To Rome with Love (June 22)
Was Midnight in Paris just a fluke? That’s what Woody Allen now has to prove after his biggest success ever. The movie looks like business as usual though, with four vignettes about the Eternal City. The cast includes Penélope Cruz, Judy Davis, Alec Baldwin, Jesse Eiseberg and Roberto!

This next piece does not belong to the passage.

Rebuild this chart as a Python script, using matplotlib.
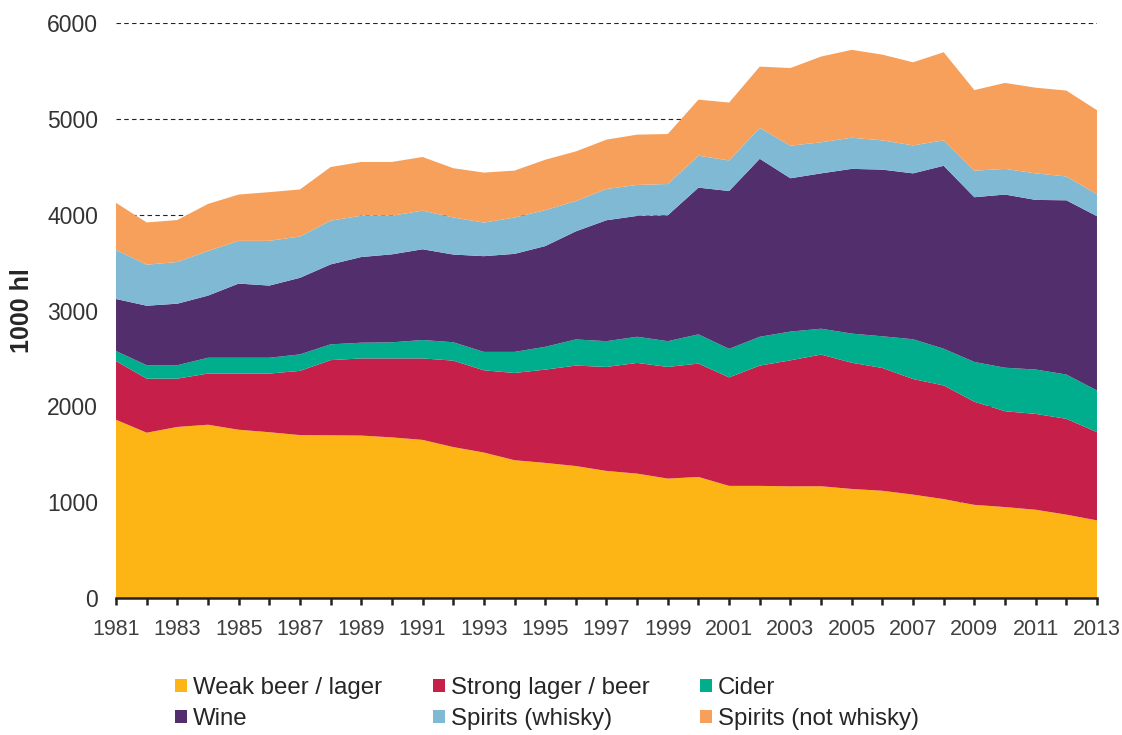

Snow White and the Huntsman (June 1)
We may have already had a Snow White movie this year (the visually stunning but mediocre Mirror Mirror), but we’ll know in June which was better. I shouldn’t be ranking a movie starring blank slate Kristen Stewart so high, but that’s how much faith I have in Charlize Theron to just eviscerate the scenery as the Evil Queen. Plus, the film aims more at teens than little kids. The director is a complete novice. We’ll see how he handles such a tentpole June 1.
Dark Shadows (May 11)
Something of a pet project for Tim Burton, he’s finally adapting the long-running soap opera for the big screen, but amping up the ridiculousness. Johnny Depp (of course) plays Barnabas Collins, the vampire who awakens to find himself in the gaudy ’70s. Burton and Depp are such big fans of the material, it’s doubtful they’ll deliver something terrible. But it’s really hard to trust the duo who gave us Alice in Wonderland, no matter how many great films they gave us before.
Men in Black III (May 25)
I’m not getting my hopes too high for this pricey sequel. It’s been 10 years since Men in Black II suffered from sequel-itis: going bigger while not getting better. I surely hope the movie aims for the heights of the first, but there’s no evidence (yet) to prove it does. J goes back in time to save K (played by Josh Brolin). I want to be excited for this, but I just can’t muster the enthusiasm I know I should be feeling.